A fourth article asserts that every nation has the right to territory and to exclusive jurisdiction over its territory and people. How unfortunate that the emphasis could not have been placed upon the growing interdependence of nations, rather than upon the exclusive and absolute character of national territorial jurisdiction. How significant that the framers elucidate the principle by quoting from an opinion handed down by a great American justice more than one hundred years ago.
There is some consolation in the last article. It asserts that international right and duties are correlative, and that “every nation entitled to a right by the law of nations is entitled to have that right respected and protected by all other nations.” Could this cardinal principle have been made the starting-point instead of being tardily recognized at the end, the whole tone of the Declaration might have been changed. Nations have a common interest in the efficacy of international law. May they not share in a common obligation to participate in some way in its enforcement? We are harping too much today upon the rights of nations. Our business is to devise remedies to the end that rights may be made valuable without desolating the earth in war.

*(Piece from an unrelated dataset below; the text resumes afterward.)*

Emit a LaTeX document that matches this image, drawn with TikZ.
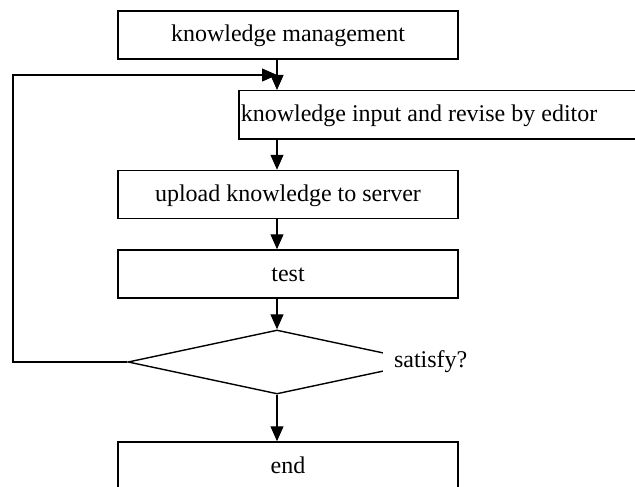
\documentclass[tikz,border=0pt]{standalone}
\usepackage{fontspec}
\setmainfont{Liberation Serif}
\usetikzlibrary{arrows.meta,shapes.geometric}

\tikzset{
	stage/.style={draw, line width=1.5pt, minimum width=340pt, minimum height=48pt,
		inner sep=0pt, text height=18pt, text depth=4pt},
	flow/.style={line width=1.2pt, -{Triangle[length=15pt,width=13pt]}},
}

\begin{document}
\begin{tikzpicture}[x=1pt,y=-1pt,font=\fontsize{24}{29}\selectfont]
	% fix the frame of the page
	\clip (0,0) rectangle (635,487);
	\fill[white] (0,0) rectangle (635,487);

	% draw the steps of the flow
	\node[stage] (manage) at (288,35) {knowledge management};
	\node[stage, anchor=north west, minimum width=420pt, text width=416pt,
		align=flush left, inner xsep=1pt] (edit) at (238,90) {knowledge input and revise by editor};
	\node[stage] (upload) at (288,194.5) {upload knowledge to server};
	\node[stage] (test) at (288,274) {test};
	\node[draw, diamond, line width=1.4pt, minimum width=298pt, minimum height=64pt,
		inner sep=0pt] (check) at (277,362) {};
	\node[fill=white, inner xsep=11pt, inner ysep=4pt, xshift=4pt] (answer) at (check.east) {satisfy?};
	\node[stage] (finish) at (288,466) {end};

	% define the coordinates of the loop back
	\coordinate (merge) at (277,75);
	\coordinate (back) at (13,75);

	% draw the arrows down the flow
	\draw[flow] (manage.south -| check) -- (edit.north -| check);
	\draw[flow] (edit.south -| check) -- (upload.north -| check);
	\draw[flow] (upload.south -| check) -- (test.north -| check);
	\draw[flow] (test.south -| check) -- (check.north);
	\draw[flow] (check.south) -- (finish.north -| check);

	% draw the loop back to the editor
	\draw[flow] (check.west) -| (back) -- (merge);
\end{tikzpicture}
\end{document}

If the thought of the savants could have taken this direction, their proclamation might have been at least forward-looking instead of reactionary.
Pan-American thought on international questions is not particularly forward-looking. The republics to the sought of us are extremely jealous of the rights of small nations. They are intensely suspicious o fall interference from without. It is probably fortunate that they have this feeling, but the feeling undoubtedly blinds them to the larger currents of internationalism. Its embodiment in dogmatic form in such a document as the recent Declaration must raise in the minds of thoughtful Americans the serious question: can the United States afford to yield its place in the forefront of the movement for making international law a vital controlling force in world affairs, as the price of closer union with the Latin-American republics?